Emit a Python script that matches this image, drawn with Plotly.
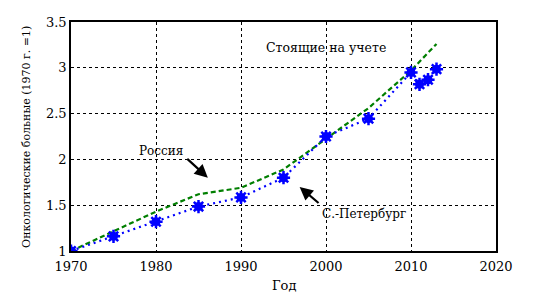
import plotly.graph_objects as go

years_spb = [1970, 1975, 1980, 1985, 1990, 1995, 2000, 2005, 2010, 2011, 2012, 2013]
spb = [1.0, 1.16, 1.32, 1.485, 1.585, 1.80, 2.25, 2.445, 2.95, 2.82, 2.87, 2.985]

years_ru = [1970, 1975, 1980, 1985, 1990, 1995, 2000, 2005, 2010, 2011, 2012, 2013]
russia = [1.0, 1.215, 1.43, 1.62, 1.69, 1.89, 2.22, 2.56, 2.97, 3.07, 3.17, 3.26]

x_ticks = [1970, 1980, 1990, 2000, 2010, 2020]
y_ticks = [1, 1.5, 2, 2.5, 3, 3.5]
y_tick_labels = ["1", "1.5", "2", "2.5", "3", "3.5"]

font = "DejaVu Serif"

fig = go.Figure()
fig.add_trace(go.Scatter(x=years_ru, y=russia, mode="lines",
                         line=dict(color="#007f00", width=2.2, dash="5px,3px"),
                         showlegend=False))
fig.add_trace(go.Scatter(x=years_spb, y=spb, mode="lines",
                         line=dict(color="#0000ff", width=2.2, dash="2px,4px"),
                         showlegend=False))
fig.add_trace(go.Scatter(x=years_spb, y=spb, mode="markers",
                         marker=dict(symbol="circle", size=9, color="#0000ff"),
                         showlegend=False))
fig.add_trace(go.Scatter(x=years_spb, y=spb, mode="markers",
                         marker=dict(symbol="asterisk-open", size=11, color="#0000ff",
                                     line=dict(color="#0000ff", width=2.5)),
                         showlegend=False))

annots = [
    dict(x=2000, y=3.22, text="Стоящие на учете", showarrow=False,
         font=dict(family=font, size=12.5, color="black")),
    dict(x=1980.6, y=2.09, text="Россия", showarrow=False,
         font=dict(family=font, size=12, color="black")),
    dict(x=1986.1, y=1.80, ax=1983.5, ay=2.02, axref="x", ayref="y",
         text="", showarrow=True, arrowhead=2, arrowsize=1.2, arrowwidth=2.2,
         arrowcolor="black"),
    dict(x=2004.5, y=1.40, text="С.-Петербург", showarrow=False,
         font=dict(family=font, size=12, color="black")),
    dict(x=1996.9, y=1.70, ax=1999.3, ay=1.51, axref="x", ayref="y",
         text="", showarrow=True, arrowhead=2, arrowsize=1.2, arrowwidth=2.2,
         arrowcolor="black"),
    dict(x=0.5, y=-0.11, xref="paper", yref="paper", yanchor="top",
         text="Год", showarrow=False,
         font=dict(family=font, size=13, color="black")),
    dict(x=-0.125, y=0.5, xref="paper", yref="paper", textangle=-90,
         text="Онкологические больные (1970 г. =1)", showarrow=False,
         font=dict(family=font, size=11, color="black")),
]

fig.update_layout(
    width=541, height=285,
    margin=dict(l=63, r=53, t=14, b=42, autoexpand=False),
    paper_bgcolor="white", plot_bgcolor="white",
    font=dict(family=font, size=13, color="black"),
    annotations=annots,
    xaxis=dict(range=[1970, 2020], tickvals=x_ticks, showgrid=True,
               gridcolor="black", griddash="dot", gridwidth=1,
               showline=True, linecolor="black", linewidth=1.5, mirror=True,
               zeroline=False, ticks="", automargin=False, ticklabelstandoff=3,
               tickfont=dict(family=font, size=13)),
    yaxis=dict(range=[1, 3.5], tickvals=y_ticks, ticktext=y_tick_labels,
               showgrid=True, gridcolor="black", griddash="dot", gridwidth=1,
               showline=True, linecolor="black", linewidth=1.5, mirror=True,
               zeroline=False, ticks="", automargin=False,
               tickfont=dict(family=font, size=13)),
)

fig.write_html("out.html")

- Your task -
Without the pictures, copy the material exactly as given.

- Written reply -
Emit a Python script that matches this image, drawn with Plotly.
import plotly.graph_objects as go

years_spb = [1970, 1975, 1980, 1985, 1990, 1995, 2000, 2005, 2010, 2011, 2012, 2013]
spb = [1.0, 1.16, 1.32, 1.485, 1.585, 1.80, 2.25, 2.445, 2.95, 2.82, 2.87, 2.985]

years_ru = [1970, 1975, 1980, 1985, 1990, 1995, 2000, 2005, 2010, 2011, 2012, 2013]
russia = [1.0, 1.215, 1.43, 1.62, 1.69, 1.89, 2.22, 2.56, 2.97, 3.07, 3.17, 3.26]

x_ticks = [1970, 1980, 1990, 2000, 2010, 2020]
y_ticks = [1, 1.5, 2, 2.5, 3, 3.5]
y_tick_labels = ["1", "1.5", "2", "2.5", "3", "3.5"]

font = "DejaVu Serif"

fig = go.Figure()
fig.add_trace(go.Scatter(x=years_ru, y=russia, mode="lines",
                         line=dict(color="#007f00", width=2.2, dash="5px,3px"),
                         showlegend=False))
fig.add_trace(go.Scatter(x=years_spb, y=spb, mode="lines",
                         line=dict(color="#0000ff", width=2.2, dash="2px,4px"),
                         showlegend=False))
fig.add_trace(go.Scatter(x=years_spb, y=spb, mode="markers",
                         marker=dict(symbol="circle", size=9, color="#0000ff"),
                         showlegend=False))
fig.add_trace(go.Scatter(x=years_spb, y=spb, mode="markers",
                         marker=dict(symbol="asterisk-open", size=11, color="#0000ff",
                                     line=dict(color="#0000ff", width=2.5)),
                         showlegend=False))

annots = [
    dict(x=2000, y=3.22, text="Стоящие на учете", showarrow=False,
         font=dict(family=font, size=12.5, color="black")),
    dict(x=1980.6, y=2.09, text="Россия", showarrow=False,
         font=dict(family=font, size=12, color="black")),
    dict(x=1986.1, y=1.80, ax=1983.5, ay=2.02, axref="x", ayref="y",
         text="", showarrow=True, arrowhead=2, arrowsize=1.2, arrowwidth=2.2,
         arrowcolor="black"),
    dict(x=2004.5, y=1.40, text="С.-Петербург", showarrow=False,
         font=dict(family=font, size=12, color="black")),
    dict(x=1996.9, y=1.70, ax=1999.3, ay=1.51, axref="x", ayref="y",
         text="", showarrow=True, arrowhead=2, arrowsize=1.2, arrowwidth=2.2,
         arrowcolor="black"),
    dict(x=0.5, y=-0.11, xref="paper", yref="paper", yanchor="top",
         text="Год", showarrow=False,
         font=dict(family=font, size=13, color="black")),
    dict(x=-0.125, y=0.5, xref="paper", yref="paper", textangle=-90,
         text="Онкологические больные (1970 г. =1)", showarrow=False,
         font=dict(family=font, size=11, color="black")),
]

fig.update_layout(
    width=541, height=285,
    margin=dict(l=63, r=53, t=14, b=42, autoexpand=False),
    paper_bgcolor="white", plot_bgcolor="white",
    font=dict(family=font, size=13, color="black"),
    annotations=annots,
    xaxis=dict(range=[1970, 2020], tickvals=x_ticks, showgrid=True,
               gridcolor="black", griddash="dot", gridwidth=1,
               showline=True, linecolor="black", linewidth=1.5, mirror=True,
               zeroline=False, ticks="", automargin=False, ticklabelstandoff=3,
               tickfont=dict(family=font, size=13)),
    yaxis=dict(range=[1, 3.5], tickvals=y_ticks, ticktext=y_tick_labels,
               showgrid=True, gridcolor="black", griddash="dot", gridwidth=1,
               showline=True, linecolor="black", linewidth=1.5, mirror=True,
               zeroline=False, ticks="", automargin=False,
               tickfont=dict(family=font, size=13)),
)

fig.write_html("out.html")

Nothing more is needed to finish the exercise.